The Mountaineers also recorded two interceptions, part of a very solid secondary showing. The last pick, by Vaughn Rivers, was a thing a beauty. The corner broke on badly-lofted ball after Hernandez was on his way to being dropped by defensive lineman Warren Young. He closed on the toss along the sideline, then managed to, at full speed, cradle the ball and get both feet down in bounds to secure the possession-changer deep inside West Virginia territory.
"I never felt comfortable the whole game," Bonislawski said. "Their speed was evident, in the secondary and up front. They made plays on the night and we didn't. They just have some talent there that we don't have. They are a very good football team."
Notes: UConn fell to 0-10 against ranked team with the loss. Three of those have come at Rentschler Field. The Huskies' schedule is rated the toughest in the nation. The Mountaineers were the highest-ranked team to every play Connecticut, which had won all its Big East home openers until now.

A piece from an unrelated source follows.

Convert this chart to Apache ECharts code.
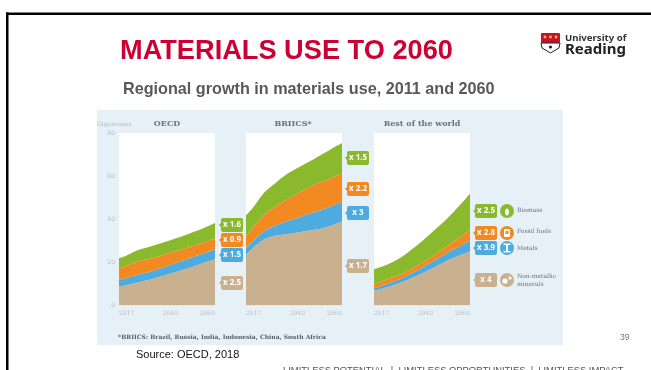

*West Virginia and Connecticut have yet to play on a Saturday in three series games (WVU leads 3-0). The two prior meetings were both on Wednesdays. The Huskies are playing the longest regular season schedule in the nation this year, from Aug. 31 to Dec. 2, the full 94 days allowed by the NCAA. They are one of only six teams currently slated to do so, though others could if they advance to a conference championship game.
*The win was the third win in five weeks on natural grass for West Virginia, which has an all-time losing record on the surface.

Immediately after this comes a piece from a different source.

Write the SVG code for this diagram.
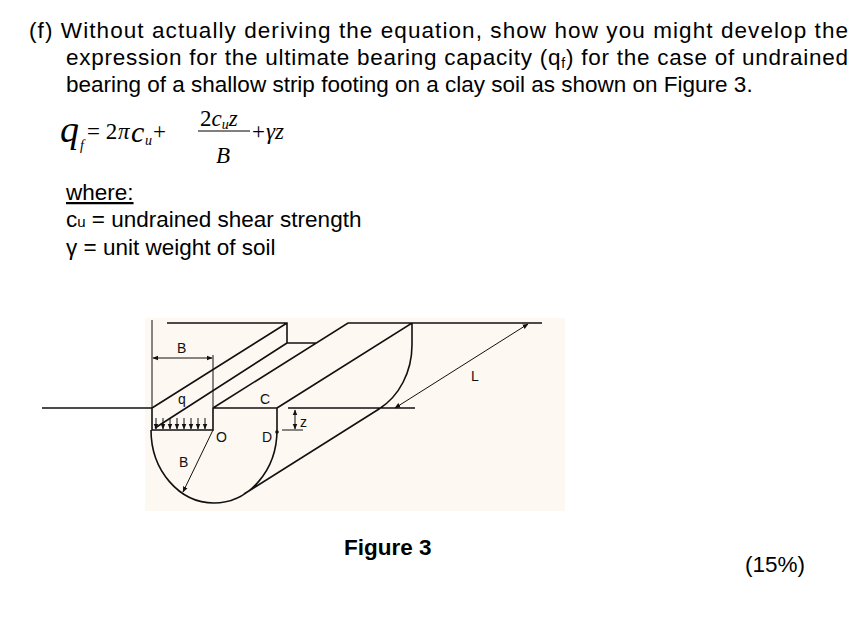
<svg xmlns="http://www.w3.org/2000/svg" width="864" height="620" viewBox="0 0 864 620">
<style>
.t{font-family:"Liberation Sans",Arial,sans-serif;font-size:22.5px;fill:#000}
.m{font-family:"Liberation Serif","Times New Roman",serif;font-style:italic;fill:#000}
.r{font-family:"Liberation Serif","Times New Roman",serif;fill:#000}
.f{font-family:"Liberation Sans",Arial,sans-serif;font-size:14px;fill:#111}
.l{stroke:#111;stroke-width:1.6;fill:none}
.a{stroke:#111;stroke-width:1;fill:none}
</style>
<defs><marker id="ah" viewBox="0 0 10 10" refX="9" refY="5" markerWidth="6" markerHeight="6" orient="auto-start-reverse"><path d="M0,1 L10,5 L0,9 z" fill="#111"/></marker></defs>
<rect width="864" height="620" fill="#fff"/>
<g id="text">
<text class="t" x="29" y="38" textLength="819" lengthAdjust="spacing">(f) Without actually deriving the equation, show how you might develop the</text>
<text class="t" x="66" y="65" textLength="782" lengthAdjust="spacing">expression for the ultimate bearing capacity (q<tspan font-size="14" dy="3">f</tspan><tspan dy="-3">) for the case of undrained</tspan></text>
<text class="t" x="66" y="92">bearing of a shallow strip footing on a clay soil as shown on Figure 3.</text>
<text class="m" x="60" y="142" font-size="38">q</text>
<text class="m" x="80" y="150" font-size="14">f</text>
<text class="r" x="87" y="139" font-size="23">= 2</text>
<text class="m" x="118" y="139" font-size="23">π</text>
<text class="m" x="131" y="142" font-size="30">c</text>
<text class="m" x="145" y="145" font-size="14">u</text>
<text class="r" x="153" y="139" font-size="23">+</text>
<text class="r" x="200" y="126" font-size="23">2<tspan class="m">c</tspan><tspan class="m" font-size="14" dy="3">u</tspan><tspan class="m" dy="-3">z</tspan></text>
<line x1="198" y1="131" x2="250" y2="131" stroke="#000" stroke-width="1"/>
<text class="m" x="216" y="163" font-size="23">B</text>
<text class="r" x="252" y="139" font-size="23">+</text>
<text class="m" x="266" y="139" font-size="23">γz</text>
<text class="t" x="66" y="200" text-decoration="underline">where:</text>
<text class="t" x="66" y="227">c<tspan font-size="15">u</tspan> = undrained shear strength</text>
<text class="t" x="66" y="255">γ = unit weight of soil</text>
<text class="t" x="344" y="555" font-weight="bold">Figure 3</text>
<text class="t" x="745" y="572">(15%)</text>
</g>
<rect x="145" y="318" width="420" height="193" fill="#fdf8f2"/>
<g id="figure">
<path class="l" d="M42,408 H152 V430 H213 V408 M152,408 L287,323 M167,323 H287 V343 H317 M155,428 L287,343 M213,408 L348,323 H412 M213,408 H277 V430 M277,408 L412,323 H542 M288,408 H415 M151,430 A63,73 0 0 0 277,430 M244,494 L379,409 M412,323 V345 A63,73 0 0 1 379,409"/>
<path class="a" d="M152,320 V408 M213,355 V408 M282,430 H303"/>
<line class="a" x1="153" y1="358" x2="212" y2="358" marker-start="url(#ah)" marker-end="url(#ah)"/>
<line class="a" x1="395" y1="408" x2="528" y2="324" marker-start="url(#ah)" marker-end="url(#ah)"/>
<line class="a" x1="295" y1="410" x2="295" y2="429" marker-start="url(#ah)" marker-end="url(#ah)"/>
<line class="a" x1="213" y1="430" x2="183" y2="492" marker-end="url(#ah)"/>
<g marker-end="url(#ah)">
<line class="a" x1="156" y1="418" x2="156" y2="429"/><line class="a" x1="163" y1="418" x2="163" y2="429"/>
<line class="a" x1="170" y1="418" x2="170" y2="429"/><line class="a" x1="177" y1="418" x2="177" y2="429"/>
<line class="a" x1="184" y1="418" x2="184" y2="429"/><line class="a" x1="191" y1="418" x2="191" y2="429"/>
<line class="a" x1="198" y1="418" x2="198" y2="429"/><line class="a" x1="205" y1="418" x2="205" y2="429"/>
</g>
<circle cx="277" cy="432" r="1.8" fill="#111"/>
<text class="f" x="177" y="353">B</text>
<text class="f" x="178" y="404">q</text>
<text class="f" x="260" y="404">C</text>
<text class="f" x="216" y="442">O</text>
<text class="f" x="262" y="442">D</text>
<text class="f" x="300" y="427">z</text>
<text class="f" x="179" y="467">B</text>
<text class="f" x="471" y="381">L</text>
</g>
</svg>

McAfee was the first player to hit three field goals against Connecticut since Georgia Tech's Travis Bell on Nov. 13, 2002.
UConn's 11 points marked the first time the Huskies have scored 11 in a game since 1965, when it dropped a 12-11 decision to Temple. WVU moved to 39-0 when scoring 30 or more points since 2000. The win was West Virginia's 25th in the Big East since 2000; it is 25-4 overall in the league since then.